Presburger Arithmetic - Overview

Overview

The language of Presburger arithmetic contains constants 0 and 1 and a binary function +, interpreted as addition. In this language, the axioms of Presburger arithmetic are the universal closures of the following:

1. ¬(0 = x + 1)
2. x + 1 = y + 1 → x = y
3. x + 0 = x
4. x + (y + 1) = (x + y) + 1
5. Let P(x) be a first-order formula in the language of Presburger arithmetic with a free variable x (and possibly other free variables). Then the following formula is an axiom:

(P(0) ∧ ∀x(P(x) → P(x + 1))) → ∀y P(y).

(5) is an axiom schema of induction, representing infinitely many axioms. Since the axioms in the schema in (5) cannot be replaced by any finite number of axioms, Presburger arithmetic is not finitely axiomatizable.

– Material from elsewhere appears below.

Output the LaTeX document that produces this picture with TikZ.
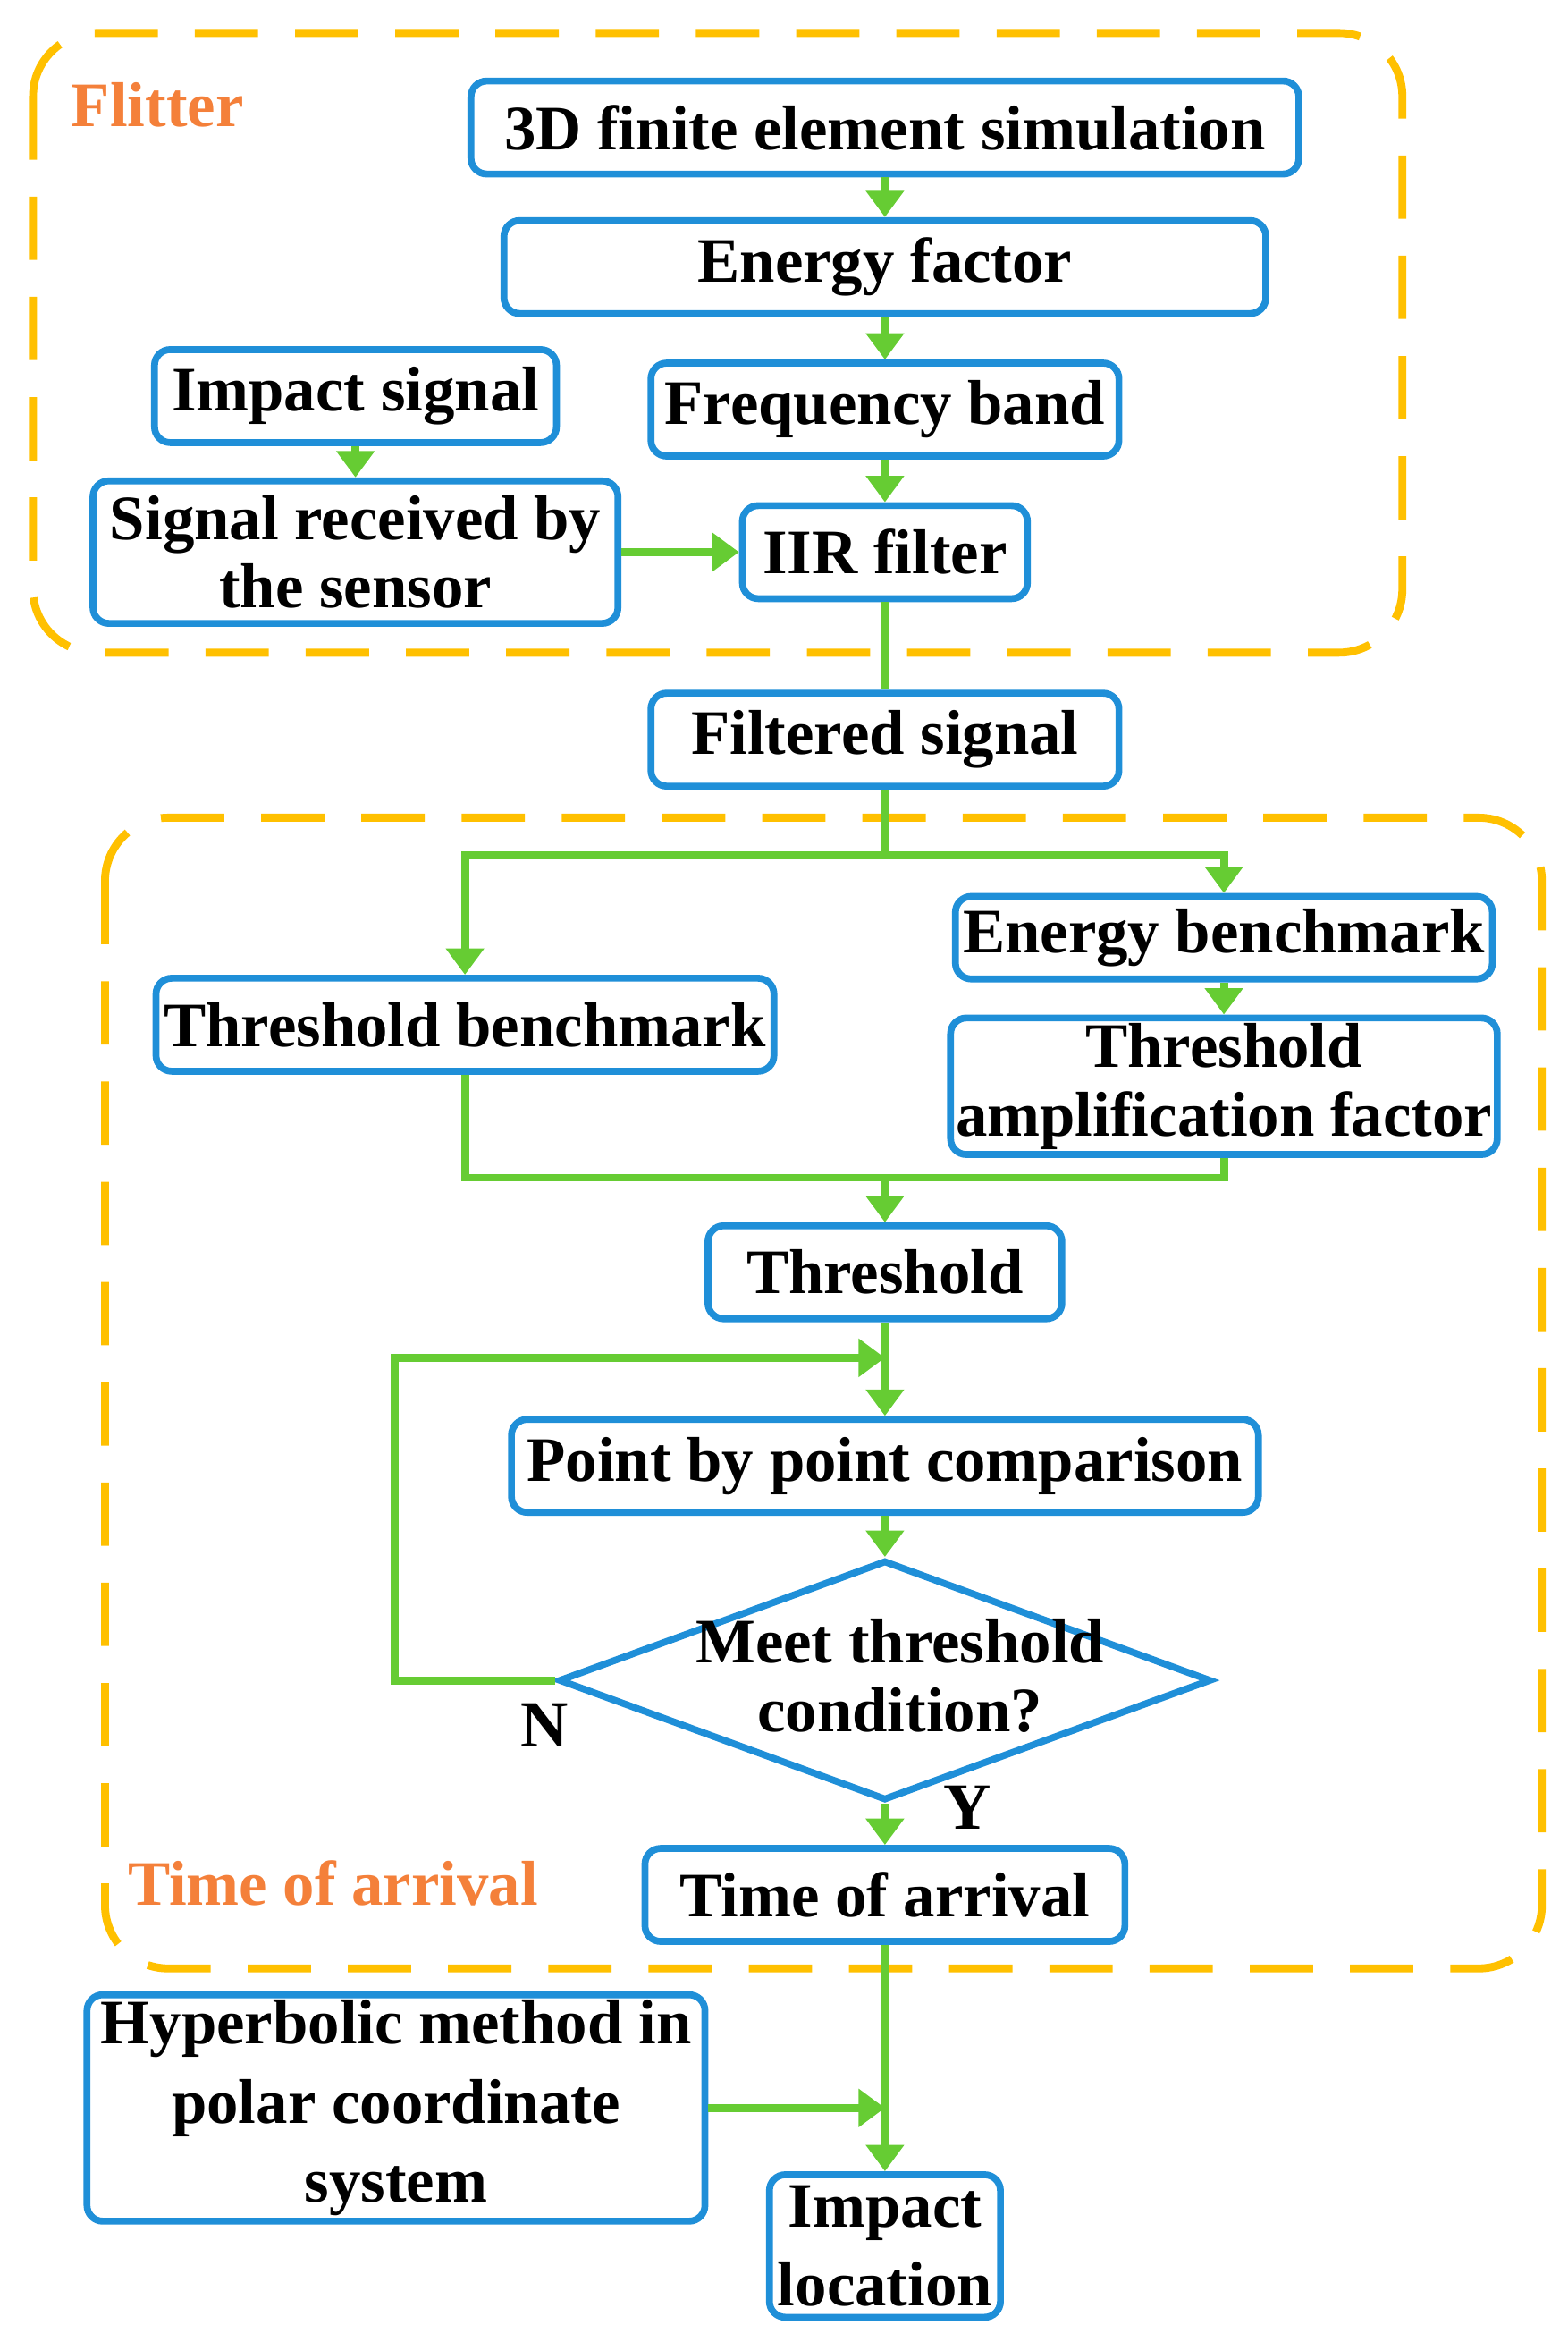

Presburger arithmetic cannot formalize concepts such as divisibility or prime number. Generally, any number concept leading to multiplication cannot be defined in Presburger arithmetic, since that leads to incompleteness and undecidability. However, it can formulate individual instances of divisibility; for example, it proves "for all x, there exists y : (y + y = x) ∨ (y + y + 1 = x)". This states that every number is either even or odd.